- **Directions**: Set down the data below without change, skipping the pictures it holds.

- **Information provided**:
******************************
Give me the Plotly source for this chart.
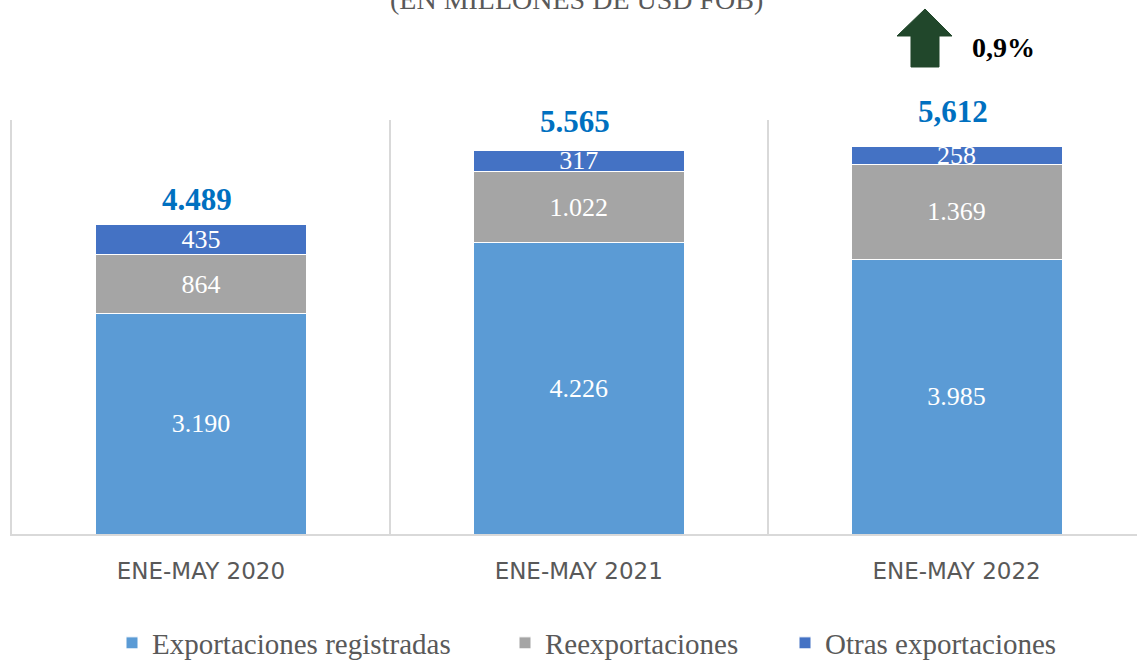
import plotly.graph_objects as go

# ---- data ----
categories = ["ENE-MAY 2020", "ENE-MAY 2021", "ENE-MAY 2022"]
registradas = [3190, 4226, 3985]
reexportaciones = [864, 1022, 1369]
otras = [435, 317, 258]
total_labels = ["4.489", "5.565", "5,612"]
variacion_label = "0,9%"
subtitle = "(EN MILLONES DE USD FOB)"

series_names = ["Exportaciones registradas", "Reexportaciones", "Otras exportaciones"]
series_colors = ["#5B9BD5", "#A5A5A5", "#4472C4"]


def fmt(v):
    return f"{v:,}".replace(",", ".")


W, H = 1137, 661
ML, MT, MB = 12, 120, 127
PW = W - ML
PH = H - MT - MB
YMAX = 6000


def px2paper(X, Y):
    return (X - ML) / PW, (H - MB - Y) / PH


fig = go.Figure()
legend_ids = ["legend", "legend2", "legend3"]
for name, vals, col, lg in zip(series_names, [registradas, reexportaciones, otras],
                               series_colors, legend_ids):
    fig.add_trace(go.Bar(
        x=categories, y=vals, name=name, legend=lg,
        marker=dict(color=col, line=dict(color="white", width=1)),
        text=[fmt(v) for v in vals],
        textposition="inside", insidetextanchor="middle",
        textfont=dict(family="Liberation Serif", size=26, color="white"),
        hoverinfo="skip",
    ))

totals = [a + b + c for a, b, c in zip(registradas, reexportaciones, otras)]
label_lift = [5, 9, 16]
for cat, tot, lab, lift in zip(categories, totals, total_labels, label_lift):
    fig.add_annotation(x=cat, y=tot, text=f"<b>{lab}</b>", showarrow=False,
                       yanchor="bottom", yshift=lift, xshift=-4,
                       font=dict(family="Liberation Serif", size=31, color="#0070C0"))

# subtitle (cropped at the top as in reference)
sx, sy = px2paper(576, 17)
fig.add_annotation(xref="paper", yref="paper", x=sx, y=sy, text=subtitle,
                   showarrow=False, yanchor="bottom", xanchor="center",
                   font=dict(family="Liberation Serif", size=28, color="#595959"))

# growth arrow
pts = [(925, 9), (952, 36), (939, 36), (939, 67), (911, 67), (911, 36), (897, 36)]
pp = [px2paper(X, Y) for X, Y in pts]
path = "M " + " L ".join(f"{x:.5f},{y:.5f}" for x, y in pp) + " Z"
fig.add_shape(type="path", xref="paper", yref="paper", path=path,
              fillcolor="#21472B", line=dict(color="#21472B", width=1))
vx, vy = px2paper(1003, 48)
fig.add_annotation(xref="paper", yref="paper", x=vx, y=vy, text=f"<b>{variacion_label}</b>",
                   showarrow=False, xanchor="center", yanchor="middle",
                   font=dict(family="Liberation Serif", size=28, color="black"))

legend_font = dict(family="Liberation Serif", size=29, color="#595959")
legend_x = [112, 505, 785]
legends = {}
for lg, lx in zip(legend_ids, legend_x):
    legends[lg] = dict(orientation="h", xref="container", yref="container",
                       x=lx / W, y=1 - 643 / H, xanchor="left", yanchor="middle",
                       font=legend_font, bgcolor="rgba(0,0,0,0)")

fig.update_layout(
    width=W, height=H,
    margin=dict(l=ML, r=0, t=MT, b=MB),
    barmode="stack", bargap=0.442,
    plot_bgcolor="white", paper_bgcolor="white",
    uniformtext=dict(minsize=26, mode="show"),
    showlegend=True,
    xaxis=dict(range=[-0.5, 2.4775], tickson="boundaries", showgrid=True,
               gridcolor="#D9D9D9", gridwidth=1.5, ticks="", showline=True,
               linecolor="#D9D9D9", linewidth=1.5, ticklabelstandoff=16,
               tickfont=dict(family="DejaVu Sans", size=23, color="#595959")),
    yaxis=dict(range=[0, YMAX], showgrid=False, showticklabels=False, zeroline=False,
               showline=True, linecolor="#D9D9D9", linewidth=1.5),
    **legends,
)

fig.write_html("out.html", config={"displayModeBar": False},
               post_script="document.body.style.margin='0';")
******************************
- **Answer for the task**:
Give me the Plotly source for this chart.
import plotly.graph_objects as go

# ---- data ----
categories = ["ENE-MAY 2020", "ENE-MAY 2021", "ENE-MAY 2022"]
registradas = [3190, 4226, 3985]
reexportaciones = [864, 1022, 1369]
otras = [435, 317, 258]
total_labels = ["4.489", "5.565", "5,612"]
variacion_label = "0,9%"
subtitle = "(EN MILLONES DE USD FOB)"

series_names = ["Exportaciones registradas", "Reexportaciones", "Otras exportaciones"]
series_colors = ["#5B9BD5", "#A5A5A5", "#4472C4"]


def fmt(v):
    return f"{v:,}".replace(",", ".")


W, H = 1137, 661
ML, MT, MB = 12, 120, 127
PW = W - ML
PH = H - MT - MB
YMAX = 6000


def px2paper(X, Y):
    return (X - ML) / PW, (H - MB - Y) / PH


fig = go.Figure()
legend_ids = ["legend", "legend2", "legend3"]
for name, vals, col, lg in zip(series_names, [registradas, reexportaciones, otras],
                               series_colors, legend_ids):
    fig.add_trace(go.Bar(
        x=categories, y=vals, name=name, legend=lg,
        marker=dict(color=col, line=dict(color="white", width=1)),
        text=[fmt(v) for v in vals],
        textposition="inside", insidetextanchor="middle",
        textfont=dict(family="Liberation Serif", size=26, color="white"),
        hoverinfo="skip",
    ))

totals = [a + b + c for a, b, c in zip(registradas, reexportaciones, otras)]
label_lift = [5, 9, 16]
for cat, tot, lab, lift in zip(categories, totals, total_labels, label_lift):
    fig.add_annotation(x=cat, y=tot, text=f"<b>{lab}</b>", showarrow=False,
                       yanchor="bottom", yshift=lift, xshift=-4,
                       font=dict(family="Liberation Serif", size=31, color="#0070C0"))

# subtitle (cropped at the top as in reference)
sx, sy = px2paper(576, 17)
fig.add_annotation(xref="paper", yref="paper", x=sx, y=sy, text=subtitle,
                   showarrow=False, yanchor="bottom", xanchor="center",
                   font=dict(family="Liberation Serif", size=28, color="#595959"))

# growth arrow
pts = [(925, 9), (952, 36), (939, 36), (939, 67), (911, 67), (911, 36), (897, 36)]
pp = [px2paper(X, Y) for X, Y in pts]
path = "M " + " L ".join(f"{x:.5f},{y:.5f}" for x, y in pp) + " Z"
fig.add_shape(type="path", xref="paper", yref="paper", path=path,
              fillcolor="#21472B", line=dict(color="#21472B", width=1))
vx, vy = px2paper(1003, 48)
fig.add_annotation(xref="paper", yref="paper", x=vx, y=vy, text=f"<b>{variacion_label}</b>",
                   showarrow=False, xanchor="center", yanchor="middle",
                   font=dict(family="Liberation Serif", size=28, color="black"))

legend_font = dict(family="Liberation Serif", size=29, color="#595959")
legend_x = [112, 505, 785]
legends = {}
for lg, lx in zip(legend_ids, legend_x):
    legends[lg] = dict(orientation="h", xref="container", yref="container",
                       x=lx / W, y=1 - 643 / H, xanchor="left", yanchor="middle",
                       font=legend_font, bgcolor="rgba(0,0,0,0)")

fig.update_layout(
    width=W, height=H,
    margin=dict(l=ML, r=0, t=MT, b=MB),
    barmode="stack", bargap=0.442,
    plot_bgcolor="white", paper_bgcolor="white",
    uniformtext=dict(minsize=26, mode="show"),
    showlegend=True,
    xaxis=dict(range=[-0.5, 2.4775], tickson="boundaries", showgrid=True,
               gridcolor="#D9D9D9", gridwidth=1.5, ticks="", showline=True,
               linecolor="#D9D9D9", linewidth=1.5, ticklabelstandoff=16,
               tickfont=dict(family="DejaVu Sans", size=23, color="#595959")),
    yaxis=dict(range=[0, YMAX], showgrid=False, showticklabels=False, zeroline=False,
               showline=True, linecolor="#D9D9D9", linewidth=1.5),
    **legends,
)

fig.write_html("out.html", config={"displayModeBar": False},
               post_script="document.body.style.margin='0';")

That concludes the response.